You can enjoy this veggie omelet as a healthy and nutritious breakfast, brunch, or lunch option. Feel free to customize the recipe by adding or substituting other vegetables according to your preferences.

I use leftover vegetables in this omelet recipe as well; you can’t go wrong!

  • Author: Kim Nicholson

Ingredients

Scale

Three large eggs

1/4 cup diced bell peppers (any color)

1/4 cup diced onions

1/4 cup diced tomatoes

1/4 cup sliced mushrooms

1/4 cup chopped spinach

Salt and pepper to taste

One tablespoon of olive oil

Grated cheese (optional)

Instructions

 

  1. Heat olive oil in a non-stick skillet over medium heat.
  2. Add diced bell peppers, onions, and mushrooms to the skillet. Sauté them for about 3-4 minutes until they become tender.
  3. Add the chopped spinach and diced tomatoes to the skillet. Cook for an additional 2 minutes until the spinach wilts slightly.
  4. In a mixing bowl, beat the eggs.
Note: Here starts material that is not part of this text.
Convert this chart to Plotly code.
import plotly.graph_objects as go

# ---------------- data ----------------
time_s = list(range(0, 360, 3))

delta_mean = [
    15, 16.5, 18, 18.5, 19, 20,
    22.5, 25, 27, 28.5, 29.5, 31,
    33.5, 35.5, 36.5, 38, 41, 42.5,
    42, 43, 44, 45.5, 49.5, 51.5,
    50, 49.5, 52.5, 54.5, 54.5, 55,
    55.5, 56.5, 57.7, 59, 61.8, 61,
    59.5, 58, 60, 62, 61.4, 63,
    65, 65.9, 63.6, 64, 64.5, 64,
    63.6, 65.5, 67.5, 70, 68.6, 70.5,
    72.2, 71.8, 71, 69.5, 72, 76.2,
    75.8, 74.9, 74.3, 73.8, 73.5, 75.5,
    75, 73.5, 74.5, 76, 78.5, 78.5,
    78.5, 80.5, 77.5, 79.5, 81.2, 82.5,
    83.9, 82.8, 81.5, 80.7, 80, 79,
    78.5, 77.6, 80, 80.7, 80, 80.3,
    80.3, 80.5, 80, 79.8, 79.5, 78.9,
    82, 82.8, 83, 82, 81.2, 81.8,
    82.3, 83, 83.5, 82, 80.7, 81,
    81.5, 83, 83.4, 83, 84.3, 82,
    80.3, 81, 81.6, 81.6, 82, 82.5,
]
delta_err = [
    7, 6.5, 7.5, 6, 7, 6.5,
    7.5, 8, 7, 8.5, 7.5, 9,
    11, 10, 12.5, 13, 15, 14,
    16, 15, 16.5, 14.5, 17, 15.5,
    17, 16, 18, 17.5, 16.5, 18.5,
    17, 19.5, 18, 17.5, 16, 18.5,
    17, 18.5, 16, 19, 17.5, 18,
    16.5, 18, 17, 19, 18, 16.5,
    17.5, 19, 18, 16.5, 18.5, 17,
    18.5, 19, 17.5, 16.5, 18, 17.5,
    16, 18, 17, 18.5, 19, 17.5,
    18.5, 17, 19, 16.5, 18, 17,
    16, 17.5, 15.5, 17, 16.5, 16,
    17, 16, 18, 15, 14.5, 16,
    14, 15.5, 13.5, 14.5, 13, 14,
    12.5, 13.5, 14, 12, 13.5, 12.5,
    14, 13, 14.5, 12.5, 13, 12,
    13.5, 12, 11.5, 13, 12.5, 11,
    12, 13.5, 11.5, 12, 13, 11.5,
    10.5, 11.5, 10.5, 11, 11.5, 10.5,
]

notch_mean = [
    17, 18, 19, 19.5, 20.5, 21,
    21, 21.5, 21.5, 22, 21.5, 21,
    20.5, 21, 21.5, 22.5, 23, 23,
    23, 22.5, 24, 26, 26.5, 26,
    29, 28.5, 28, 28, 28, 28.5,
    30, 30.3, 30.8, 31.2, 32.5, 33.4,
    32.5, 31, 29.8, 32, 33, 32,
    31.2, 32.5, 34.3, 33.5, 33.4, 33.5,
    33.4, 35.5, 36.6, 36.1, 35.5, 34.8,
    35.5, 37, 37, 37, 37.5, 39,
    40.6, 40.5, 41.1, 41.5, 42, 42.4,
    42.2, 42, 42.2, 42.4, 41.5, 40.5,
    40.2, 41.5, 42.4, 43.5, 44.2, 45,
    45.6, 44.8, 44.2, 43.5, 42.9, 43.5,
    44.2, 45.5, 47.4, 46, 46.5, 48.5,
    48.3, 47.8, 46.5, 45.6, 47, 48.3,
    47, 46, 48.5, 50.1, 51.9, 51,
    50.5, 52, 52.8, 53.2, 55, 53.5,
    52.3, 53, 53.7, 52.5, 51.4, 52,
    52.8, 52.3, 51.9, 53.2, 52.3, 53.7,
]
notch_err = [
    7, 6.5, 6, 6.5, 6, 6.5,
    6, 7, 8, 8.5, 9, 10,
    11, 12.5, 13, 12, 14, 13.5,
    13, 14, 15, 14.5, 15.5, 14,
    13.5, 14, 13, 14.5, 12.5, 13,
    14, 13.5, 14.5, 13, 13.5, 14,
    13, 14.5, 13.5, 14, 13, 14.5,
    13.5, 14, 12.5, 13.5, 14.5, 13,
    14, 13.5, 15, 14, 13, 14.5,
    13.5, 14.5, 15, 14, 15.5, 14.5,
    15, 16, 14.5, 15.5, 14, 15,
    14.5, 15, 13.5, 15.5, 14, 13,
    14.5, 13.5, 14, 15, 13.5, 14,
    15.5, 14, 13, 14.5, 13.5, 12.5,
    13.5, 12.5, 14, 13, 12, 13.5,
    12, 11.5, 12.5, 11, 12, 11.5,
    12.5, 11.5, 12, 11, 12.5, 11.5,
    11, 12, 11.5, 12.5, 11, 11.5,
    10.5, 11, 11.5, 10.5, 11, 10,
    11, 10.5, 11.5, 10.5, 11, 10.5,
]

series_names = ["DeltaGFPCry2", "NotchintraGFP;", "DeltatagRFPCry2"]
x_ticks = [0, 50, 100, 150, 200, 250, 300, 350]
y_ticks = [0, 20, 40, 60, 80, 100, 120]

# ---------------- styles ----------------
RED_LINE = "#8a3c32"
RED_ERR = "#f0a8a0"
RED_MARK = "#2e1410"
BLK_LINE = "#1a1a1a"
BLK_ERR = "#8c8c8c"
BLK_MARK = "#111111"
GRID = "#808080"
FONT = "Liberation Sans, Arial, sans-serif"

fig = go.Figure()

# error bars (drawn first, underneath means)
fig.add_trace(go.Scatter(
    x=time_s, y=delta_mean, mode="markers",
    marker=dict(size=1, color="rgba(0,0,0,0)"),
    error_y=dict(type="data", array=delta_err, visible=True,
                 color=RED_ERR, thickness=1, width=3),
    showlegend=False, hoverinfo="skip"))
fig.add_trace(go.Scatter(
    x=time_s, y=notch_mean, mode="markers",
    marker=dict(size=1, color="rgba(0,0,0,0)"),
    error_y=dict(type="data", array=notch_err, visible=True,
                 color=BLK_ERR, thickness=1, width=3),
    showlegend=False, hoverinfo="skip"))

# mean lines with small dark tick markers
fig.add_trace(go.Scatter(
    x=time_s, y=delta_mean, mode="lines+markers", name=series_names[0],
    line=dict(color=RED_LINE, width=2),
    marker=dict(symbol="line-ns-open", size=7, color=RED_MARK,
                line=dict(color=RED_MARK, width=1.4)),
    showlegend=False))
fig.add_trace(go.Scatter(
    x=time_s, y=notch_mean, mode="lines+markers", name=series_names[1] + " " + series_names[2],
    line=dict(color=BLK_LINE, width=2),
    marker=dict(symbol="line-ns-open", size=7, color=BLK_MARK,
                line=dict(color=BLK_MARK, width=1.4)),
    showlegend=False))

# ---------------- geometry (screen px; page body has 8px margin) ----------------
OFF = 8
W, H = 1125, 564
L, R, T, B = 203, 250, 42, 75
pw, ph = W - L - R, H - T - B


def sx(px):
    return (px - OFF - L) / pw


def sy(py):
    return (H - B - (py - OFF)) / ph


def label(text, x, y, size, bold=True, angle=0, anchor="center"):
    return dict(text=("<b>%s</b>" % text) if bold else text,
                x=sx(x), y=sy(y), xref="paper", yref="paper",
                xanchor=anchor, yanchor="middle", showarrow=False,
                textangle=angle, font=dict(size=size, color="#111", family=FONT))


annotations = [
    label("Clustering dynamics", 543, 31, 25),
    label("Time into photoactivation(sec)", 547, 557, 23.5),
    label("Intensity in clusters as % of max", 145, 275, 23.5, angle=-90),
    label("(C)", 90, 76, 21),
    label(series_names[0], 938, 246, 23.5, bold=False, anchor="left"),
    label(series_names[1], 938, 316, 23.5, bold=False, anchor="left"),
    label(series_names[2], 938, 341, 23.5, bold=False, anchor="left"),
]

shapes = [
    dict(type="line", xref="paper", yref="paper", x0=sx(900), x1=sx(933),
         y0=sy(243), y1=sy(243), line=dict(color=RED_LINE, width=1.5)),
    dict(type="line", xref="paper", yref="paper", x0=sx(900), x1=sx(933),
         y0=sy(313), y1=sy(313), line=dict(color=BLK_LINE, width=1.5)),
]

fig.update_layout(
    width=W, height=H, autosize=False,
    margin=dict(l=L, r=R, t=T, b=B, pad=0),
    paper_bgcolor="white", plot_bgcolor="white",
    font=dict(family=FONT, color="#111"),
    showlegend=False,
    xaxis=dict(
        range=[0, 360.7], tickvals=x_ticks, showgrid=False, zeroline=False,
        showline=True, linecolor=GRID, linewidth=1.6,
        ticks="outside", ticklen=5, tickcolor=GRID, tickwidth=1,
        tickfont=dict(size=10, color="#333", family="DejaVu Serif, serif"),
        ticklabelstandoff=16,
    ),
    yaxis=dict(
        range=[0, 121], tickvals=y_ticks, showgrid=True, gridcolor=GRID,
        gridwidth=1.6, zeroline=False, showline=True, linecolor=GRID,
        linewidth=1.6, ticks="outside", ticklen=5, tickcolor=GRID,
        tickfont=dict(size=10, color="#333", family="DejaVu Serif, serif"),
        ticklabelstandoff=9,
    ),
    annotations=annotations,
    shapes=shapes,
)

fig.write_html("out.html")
Season with salt and pepper to taste.
  5. Pour the beaten eggs over the sautéed vegetables in the skillet. Use a spatula to gently move the eggs around, allowing the uncooked portion to flow to the edges.
  6. Optional: Sprinkle some grated cheese on top of the omelet.
  7. Cook the omelet for about 2-3 minutes until the bottom is set and golden brown.
  8. Carefully flip the omelet using the spatula and cook for another 2 minutes on the other side.
  9. Once the omelet is fully cooked and lightly browned on both sides, transfer it to a plate.
  10. Cut the omelet into wedges and serve hot.